Mbah Ahmad Alim masyhur sebagai seorang sufi yang masih keturunan Sunan Gresik, Jawa Timur. Kepemimpinan Mbah Ahmad Alim dalam memajukan pesantrennya membuat masyarakat semakin banyak untuk berguru padanya.
Setelah Mbah Kyai Ahmad Alim wafat, kepemimpinan pesantren tersebut diteruskan oleh salah satu menantunya, yaitu Raden Sayyid Ali. Beliau dipilih karena kedalaman ilmu yang dimilikinya. Selain itu, nasabnya yang mulia juga merupakan salah satu pertimbangan.
Putra-putra Mbah Alim pada masa Pangeran Diponegoro, tepatnya sekitar abad ke-18 pindah dari Bulus dan mendirikan sebuah pesantren yang bernama Pondok Pesantren Maron, Solotiang, dan Pondok Pesantren Al-Anwar Purworejo.
Setelah Sayyid Ali, kepemimpinan pesantren Al-Iman kemudian dilanjutkan oleh anaknya, yaitu Sayyid Muhammad. Kemudian diteruskan oleh Sayyid Dahlan. Kepemimpinan Kyai Sayyid Dahlan berakhir sekitar tahun 1935.
Setelah itu pondok pesantren al-Iman sempat vakum.

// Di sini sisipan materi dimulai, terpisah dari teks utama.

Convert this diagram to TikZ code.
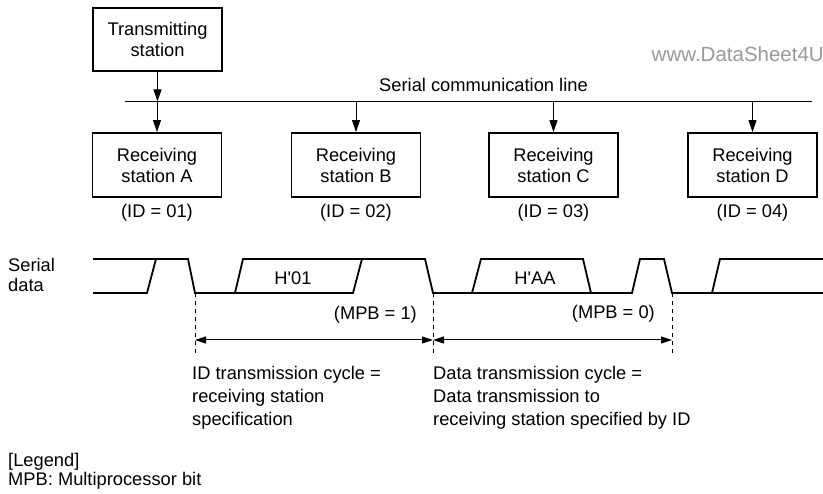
\documentclass[tikz,border=0pt]{standalone}
\usepackage{fontspec}
\setmainfont{Liberation Sans}
\usetikzlibrary{arrows.meta}
\begin{document}
\begin{tikzpicture}[x=1pt,y=-1pt,
  box/.style={draw,line width=1.9pt,minimum width=129pt,minimum height=63pt,align=center,inner sep=0pt,font=\fontsize{18.3}{21}\selectfont},
  lbl/.style={inner sep=0pt,font=\fontsize{18.3}{22}\selectfont},
  conn/.style={line width=1pt,-{Triangle[length=12pt,width=8pt]}},
  dimline/.style={line width=1pt,{Triangle[length=11pt,width=7pt]}-{Triangle[length=11pt,width=7pt]}},
  wave/.style={line width=1.8pt,line join=miter},
  guide/.style={line width=0.8pt,dash pattern=on 4pt off 4pt}]
\useasboundingbox (0,0) rectangle (823,494);

% stations
\node[box] (T) at (157.5,39.5) {Transmitting\\station};
\node[box,minimum height=64pt] (A) at (157,165) {Receiving\\station A};
\node[box,minimum height=64pt] (B) at (356,165) {Receiving\\station B};
\node[box,minimum height=64pt] (C) at (553.5,165) {Receiving\\station C};
\node[box,minimum height=64pt] (D) at (752.5,165) {Receiving\\station D};

\node[lbl] (idA) at (157,213) {(ID = 01)};
\node[lbl] (idB) at (356,213) {(ID = 02)};
\node[lbl] (idC) at (553.5,213) {(ID = 03)};
\node[lbl] (idD) at (752.5,213) {(ID = 04)};

% watermark
\node[inner sep=0pt,anchor=east,text=black!40,font=\fontsize{20.5}{22}\selectfont] (wm) at (824,54) {www.DataSheet4U};

% serial line
\coordinate (L1) at (125,101.5);
\coordinate (L2) at (812,101.5);
\draw[line width=1pt] (L1) -- (L2);
\node[lbl] (sl) at (483.5,85) {Serial communication line};
\coordinate (tT) at (157.5,101.5);
\coordinate (tA) at (157,101.5);
\coordinate (tB) at (356,101.5);
\coordinate (tC) at (553.5,101.5);
\coordinate (tD) at (752.5,101.5);
\draw[conn] (T.south) -- (tT);
\draw[conn] (tA) -- (A.north);
\draw[conn] (tB) -- (B.north);
\draw[conn] (tC) -- (C.north);
\draw[conn] (tD) -- (D.north);

% serial data
\node[lbl,align=left,anchor=west,font=\fontsize{18.3}{20.5}\selectfont] (sd) at (8,275) {Serial\\data};
\draw[wave] (93,293) -- (147,293) -- (156,259);
\draw[wave] (93,259) -- (188,259) -- (195,293) -- (353,293) -- (362,259);
\draw[wave] (235,293) -- (243,259) -- (425,259) -- (433,293) -- (632,293) -- (640,259) -- (664,259) -- (672,293) -- (823,293);
\draw[wave] (472,293) -- (481,259) -- (583,259) -- (591,293);
\draw[wave] (712,293) -- (720,259) -- (823,259);
\node[lbl] (h1) at (293,278) {H\textquotesingle 01};
\node[lbl] (h2) at (535,278) {H\textquotesingle AA};

% guides
\coordinate (w1) at (195,293); \coordinate (g1) at (195,353);
\coordinate (w2) at (433,293); \coordinate (g2) at (433,353);
\coordinate (w3) at (672,293); \coordinate (g3) at (672,353);
\draw[guide] (w1) -- (g1);
\draw[guide] (w2) -- (g2);
\draw[guide] (w3) -- (g3);
\coordinate (a1) at (195,340);
\coordinate (a2) at (433,340);
\coordinate (a3) at (672,340);
\draw[dimline] (a1) -- (a2);
\draw[dimline] (a2) -- (a3);

\node[lbl,anchor=east] (m1) at (417,315) {(MPB = 1)};
\node[lbl,anchor=east] (m0) at (655,314) {(MPB = 0)};

\node[lbl,align=left,anchor=west,font=\fontsize{18.3}{23}\selectfont] (c1) at (192,398) {ID transmission cycle =\\receiving station\\specification};
\node[lbl,align=left,anchor=west,font=\fontsize{18.3}{23}\selectfont] (c2) at (433,398) {Data transmission cycle =\\Data transmission to\\receiving station specified by ID};

\node[lbl,align=left,anchor=west,font=\fontsize{18.3}{19.5}\selectfont] (lg) at (8,471.5) {[Legend]\\MPB: Multiprocessor bit};
\end{tikzpicture}
\end{document}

Hal ini disebabkan karena pindahnya pengasuh pesantren ini ke daerah Kauman, yaitu dekat masjid Jami’ Purworejo.
Kepindahan ini merupakan permintaan dari Bupati Cokronegera untuk dinobatkan menjadi imam dan kyai di Kauman. Masjid Jami’ Purworejo saat itu mengalami kekosongan. Sehingga mau tidak mau, atas permohonan sang Bupati maka dilaksanakanlah.
Namun berdampak negative pada pesantrennya sendiri. Setelah lama vakum, pesantren ini tidak memiliki aktivitas. Akhirnya setelah tugasnya selesai, beliau kembali ke Pesantren al-Iman, dan membangun serta menggerakkan kembali, dengan bantuan Khadratul Walid sekitar tahun 1955.

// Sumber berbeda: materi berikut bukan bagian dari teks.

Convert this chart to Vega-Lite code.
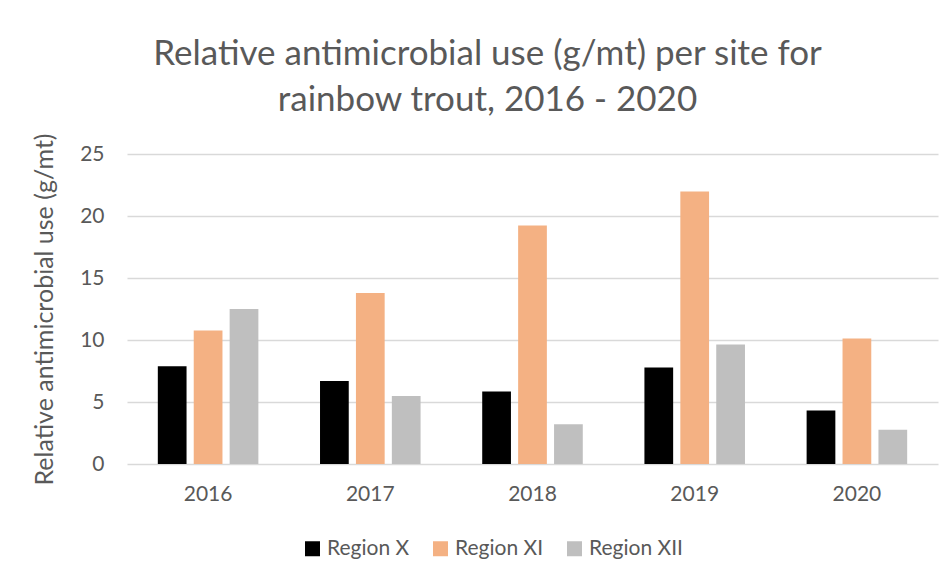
{
  "$schema": "https://vega.github.io/schema/vega-lite/v6.json",
  "autosize": {"type": "none"},
  "padding": {"left": 127, "top": 154, "right": 14, "bottom": 118},
  "width": 811,
  "height": 310,
  "background": "white",
  "title": {
    "text": ["Relative antimicrobial use (g/mt) per site for", "rainbow trout, 2016 - 2020"],
    "font": "Lato",
    "fontSize": 35,
    "fontWeight": "normal",
    "color": "#595959",
    "lineHeight": 46,
    "anchor": "middle",
    "frame": "group",
    "dx": -45,
    "offset": 15
  },
  "data": {
    "values": [
      {"year": "2016", "region": "Region X", "value": 7.89},
      {"year": "2016", "region": "Region XI", "value": 10.77},
      {"year": "2016", "region": "Region XII", "value": 12.49},
      {"year": "2017", "region": "Region X", "value": 6.69},
      {"year": "2017", "region": "Region XI", "value": 13.8},
      {"year": "2017", "region": "Region XII", "value": 5.48},
      {"year": "2018", "region": "Region X", "value": 5.85},
      {"year": "2018", "region": "Region XI", "value": 19.23},
      {"year": "2018", "region": "Region XII", "value": 3.2},
      {"year": "2019", "region": "Region X", "value": 7.79},
      {"year": "2019", "region": "Region XI", "value": 21.97},
      {"year": "2019", "region": "Region XII", "value": 9.64},
      {"year": "2020", "region": "Region X", "value": 4.32},
      {"year": "2020", "region": "Region XI", "value": 10.12},
      {"year": "2020", "region": "Region XII", "value": 2.77}
    ]
  },
  "mark": {"type": "bar"},
  "encoding": {
    "x": {
      "field": "year",
      "type": "nominal",
      "scale": {"paddingInner": 0.38, "paddingOuter": 0.19},
      "axis": {
        "title": null,
        "labelAngle": 0,
        "labelFont": "Lato",
        "labelFontSize": 21,
        "labelColor": "#595959",
        "labelPadding": 19,
        "ticks": false,
        "domain": false,
        "grid": false
      }
    },
    "xOffset": {
      "field": "region",
      "type": "nominal",
      "scale": {"paddingInner": 0.2, "paddingOuter": 0}
    },
    "y": {
      "field": "value",
      "type": "quantitative",
      "scale": {"domain": [0, 25], "nice": false},
      "axis": {
        "title": "Relative antimicrobial use (g/mt)",
        "titleFont": "Lato",
        "titleFontSize": 25,
        "titleFontWeight": "normal",
        "titleColor": "#595959",
        "titlePadding": 22,
        "values": [0, 5, 10, 15, 20, 25],
        "labelFont": "Lato",
        "labelFontSize": 21,
        "labelColor": "#595959",
        "labelPadding": 23,
        "ticks": false,
        "domain": false,
        "grid": true,
        "gridColor": "#d9d9d9",
        "gridWidth": 1.5
      }
    },
    "color": {
      "field": "region",
      "type": "nominal",
      "scale": {
        "domain": ["Region X", "Region XI", "Region XII"],
        "range": ["#000000", "#F4B183", "#BFBFBF"]
      },
      "legend": {
        "title": null,
        "orient": "none",
        "direction": "horizontal",
        "legendX": 175,
        "legendY": 384,
        "symbolType": "square",
        "symbolSize": 225,
        "symbolStrokeWidth": 0,
        "labelFont": "Lato",
        "labelFontSize": 21,
        "labelColor": "#595959",
        "labelOffset": 4,
        "columnPadding": 20
      }
    }
  },
  "config": {
    "view": {"stroke": null}
  }
}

Khadratul Walid merupakan bapak dari KH Hasan Agil Ba’bud yang sekarang menjadi pengasuh pesantren tersebut. Bersamaan dengan itu, pesantren yang dulunya bernama al-Islamiyah kemudian diganti namanya menjadi al-Iman.

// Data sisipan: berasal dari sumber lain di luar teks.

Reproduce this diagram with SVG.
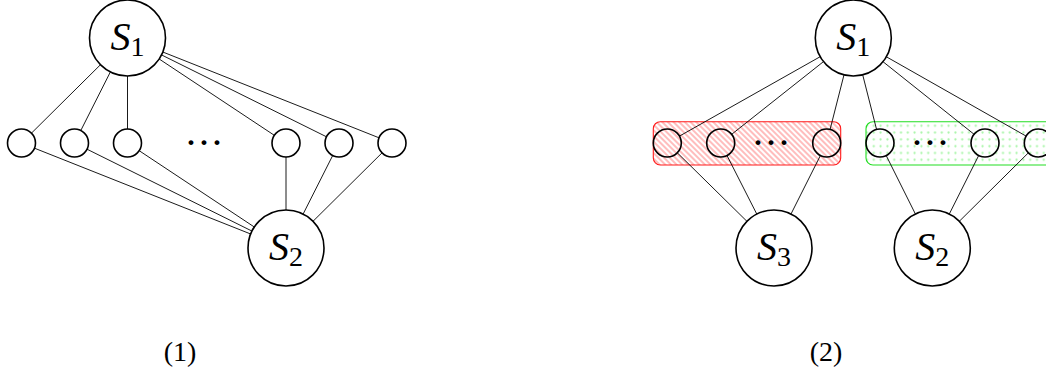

Hal ini sesuai dengan latar belakang beliau yang notabenenya dulu Khadratul Walid, pernah belajar pada Ustadz Segaf Al-Jufry di Magelang yang memiliki madrasah bernama al-Iman. Nama inilah yang menginspirasi Khadratul Walid.
Singkat cerita, setelah masa kepemimpinan Khadratul Walid, pesantren ini dilanjutkan oleh Sayyid Agil, adik dari Khadratul Walid. Setelah dibangun oleh Khadratul Walid itulah, mulai berdiri madrasah model klasikal, model formal namun tetap mempertahankan konsep diniyahnya.
Kurikulum yang diterapkan dalam madrasah ini mengkolaborasikan antara keilmuan klasik (salaf) dan modern (khalaf). Ditandai dengan dimasukkannya pelajaran umum, seperti bahasa Inggris, Indonesia.
Meski telah ditambah dengan kurikulum modern, namun soal mata pelajaran khas pesantren, tetap dipertahankan demi menjaga traidisi ala pendidikan salaf. Kegiatan di pesantren ini dimulai pada Adzan Subuh, para santri sudah bersiap untuk berjamaah di Masjid Pesantren. Barulah setelah jamaah shubuh, pengajian dimulai.
Kegiatannya meliputi hafalan al-Quran bagi tingkat Tsanawiyah. Sementara santri yang lebih senior mengaji kitab dengan tata cara bandongan. Adapun para santri senior juga mengaji kitab-kitab induk, seperti Bukhari, Muslim, dan Ihya Ulumuddin.
Pada setiap malam Jumat, dilaksanakan kegiatan pembacaan shalawat al-Barzanji. Selain itu, focus utama yang diajarkan di Pesantren al-Iman tertitik pada al-Quran dan Nahwu Sharaf.
Fokus kajian ini bukan tanpa alasan, sebab jika santri sudah tahu nahwu dan sharaf, maka dia bisa memahami kitab. Sedangkan al-Quran merupakan pegangan yang paling utama dalam agama Islam. Sekarang ini, Pondok Pesantren al-Iman memiliki kurang lebih seribu santri.